%%
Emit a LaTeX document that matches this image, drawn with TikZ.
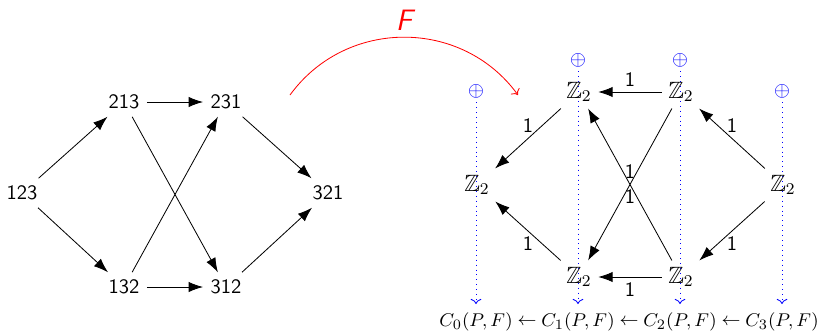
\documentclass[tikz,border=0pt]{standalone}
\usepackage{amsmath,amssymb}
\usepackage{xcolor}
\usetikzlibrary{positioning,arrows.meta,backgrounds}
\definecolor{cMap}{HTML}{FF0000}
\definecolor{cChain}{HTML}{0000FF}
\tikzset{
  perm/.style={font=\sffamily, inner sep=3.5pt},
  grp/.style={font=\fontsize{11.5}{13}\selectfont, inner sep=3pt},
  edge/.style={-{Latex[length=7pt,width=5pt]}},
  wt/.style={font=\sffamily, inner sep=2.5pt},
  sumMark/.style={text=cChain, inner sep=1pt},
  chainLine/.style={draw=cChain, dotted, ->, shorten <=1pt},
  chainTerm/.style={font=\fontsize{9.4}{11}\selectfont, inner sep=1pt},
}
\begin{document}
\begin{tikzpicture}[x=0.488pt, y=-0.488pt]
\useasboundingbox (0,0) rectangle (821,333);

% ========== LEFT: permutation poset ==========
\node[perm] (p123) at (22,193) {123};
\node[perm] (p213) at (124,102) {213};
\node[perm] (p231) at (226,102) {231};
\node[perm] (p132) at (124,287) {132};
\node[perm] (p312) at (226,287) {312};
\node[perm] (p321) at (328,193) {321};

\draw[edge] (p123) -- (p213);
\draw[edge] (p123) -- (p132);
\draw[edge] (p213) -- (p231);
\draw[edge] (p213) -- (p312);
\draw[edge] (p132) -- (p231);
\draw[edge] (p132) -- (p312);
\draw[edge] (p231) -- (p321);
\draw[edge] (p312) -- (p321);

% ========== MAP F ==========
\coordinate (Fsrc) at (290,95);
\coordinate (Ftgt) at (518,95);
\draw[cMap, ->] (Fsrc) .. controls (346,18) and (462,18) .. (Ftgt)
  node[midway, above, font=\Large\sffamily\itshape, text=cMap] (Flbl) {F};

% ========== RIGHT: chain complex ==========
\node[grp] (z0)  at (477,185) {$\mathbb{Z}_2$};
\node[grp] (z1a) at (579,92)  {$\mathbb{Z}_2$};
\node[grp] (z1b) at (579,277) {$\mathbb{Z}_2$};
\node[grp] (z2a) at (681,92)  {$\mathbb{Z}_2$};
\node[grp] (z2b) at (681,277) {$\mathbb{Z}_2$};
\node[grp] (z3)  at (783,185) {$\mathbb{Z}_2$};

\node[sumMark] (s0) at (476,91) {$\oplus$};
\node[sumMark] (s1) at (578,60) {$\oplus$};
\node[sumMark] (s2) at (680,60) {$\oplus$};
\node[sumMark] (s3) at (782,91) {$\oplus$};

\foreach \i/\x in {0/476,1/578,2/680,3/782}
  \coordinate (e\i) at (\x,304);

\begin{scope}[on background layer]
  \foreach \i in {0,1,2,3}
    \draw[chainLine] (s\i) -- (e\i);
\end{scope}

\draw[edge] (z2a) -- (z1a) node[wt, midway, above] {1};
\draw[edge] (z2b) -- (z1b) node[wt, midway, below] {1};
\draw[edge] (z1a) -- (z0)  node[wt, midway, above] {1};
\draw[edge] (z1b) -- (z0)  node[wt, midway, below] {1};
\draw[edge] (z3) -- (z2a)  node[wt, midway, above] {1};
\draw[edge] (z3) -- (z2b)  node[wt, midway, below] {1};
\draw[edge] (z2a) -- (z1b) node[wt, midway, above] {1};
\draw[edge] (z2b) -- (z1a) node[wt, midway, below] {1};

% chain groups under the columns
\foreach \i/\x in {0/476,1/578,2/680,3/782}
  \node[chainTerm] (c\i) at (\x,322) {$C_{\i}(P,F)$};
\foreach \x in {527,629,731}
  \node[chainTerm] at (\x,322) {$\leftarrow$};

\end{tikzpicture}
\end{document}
%%
--- YOUR INSTRUCTIONS ---
Leave every image out, and retype the material exactly.

--- EXPECTED ANSWER ---
Emit a LaTeX document that matches this image, drawn with TikZ.
\documentclass[tikz,border=0pt]{standalone}
\usepackage{amsmath,amssymb}
\usepackage{xcolor}
\usetikzlibrary{positioning,arrows.meta,backgrounds}
\definecolor{cMap}{HTML}{FF0000}
\definecolor{cChain}{HTML}{0000FF}
\tikzset{
  perm/.style={font=\sffamily, inner sep=3.5pt},
  grp/.style={font=\fontsize{11.5}{13}\selectfont, inner sep=3pt},
  edge/.style={-{Latex[length=7pt,width=5pt]}},
  wt/.style={font=\sffamily, inner sep=2.5pt},
  sumMark/.style={text=cChain, inner sep=1pt},
  chainLine/.style={draw=cChain, dotted, ->, shorten <=1pt},
  chainTerm/.style={font=\fontsize{9.4}{11}\selectfont, inner sep=1pt},
}
\begin{document}
\begin{tikzpicture}[x=0.488pt, y=-0.488pt]
\useasboundingbox (0,0) rectangle (821,333);

% ========== LEFT: permutation poset ==========
\node[perm] (p123) at (22,193) {123};
\node[perm] (p213) at (124,102) {213};
\node[perm] (p231) at (226,102) {231};
\node[perm] (p132) at (124,287) {132};
\node[perm] (p312) at (226,287) {312};
\node[perm] (p321) at (328,193) {321};

\draw[edge] (p123) -- (p213);
\draw[edge] (p123) -- (p132);
\draw[edge] (p213) -- (p231);
\draw[edge] (p213) -- (p312);
\draw[edge] (p132) -- (p231);
\draw[edge] (p132) -- (p312);
\draw[edge] (p231) -- (p321);
\draw[edge] (p312) -- (p321);

% ========== MAP F ==========
\coordinate (Fsrc) at (290,95);
\coordinate (Ftgt) at (518,95);
\draw[cMap, ->] (Fsrc) .. controls (346,18) and (462,18) .. (Ftgt)
  node[midway, above, font=\Large\sffamily\itshape, text=cMap] (Flbl) {F};

% ========== RIGHT: chain complex ==========
\node[grp] (z0)  at (477,185) {$\mathbb{Z}_2$};
\node[grp] (z1a) at (579,92)  {$\mathbb{Z}_2$};
\node[grp] (z1b) at (579,277) {$\mathbb{Z}_2$};
\node[grp] (z2a) at (681,92)  {$\mathbb{Z}_2$};
\node[grp] (z2b) at (681,277) {$\mathbb{Z}_2$};
\node[grp] (z3)  at (783,185) {$\mathbb{Z}_2$};

\node[sumMark] (s0) at (476,91) {$\oplus$};
\node[sumMark] (s1) at (578,60) {$\oplus$};
\node[sumMark] (s2) at (680,60) {$\oplus$};
\node[sumMark] (s3) at (782,91) {$\oplus$};

\foreach \i/\x in {0/476,1/578,2/680,3/782}
  \coordinate (e\i) at (\x,304);

\begin{scope}[on background layer]
  \foreach \i in {0,1,2,3}
    \draw[chainLine] (s\i) -- (e\i);
\end{scope}

\draw[edge] (z2a) -- (z1a) node[wt, midway, above] {1};
\draw[edge] (z2b) -- (z1b) node[wt, midway, below] {1};
\draw[edge] (z1a) -- (z0)  node[wt, midway, above] {1};
\draw[edge] (z1b) -- (z0)  node[wt, midway, below] {1};
\draw[edge] (z3) -- (z2a)  node[wt, midway, above] {1};
\draw[edge] (z3) -- (z2b)  node[wt, midway, below] {1};
\draw[edge] (z2a) -- (z1b) node[wt, midway, above] {1};
\draw[edge] (z2b) -- (z1a) node[wt, midway, below] {1};

% chain groups under the columns
\foreach \i/\x in {0/476,1/578,2/680,3/782}
  \node[chainTerm] (c\i) at (\x,322) {$C_{\i}(P,F)$};
\foreach \x in {527,629,731}
  \node[chainTerm] at (\x,322) {$\leftarrow$};

\end{tikzpicture}
\end{document}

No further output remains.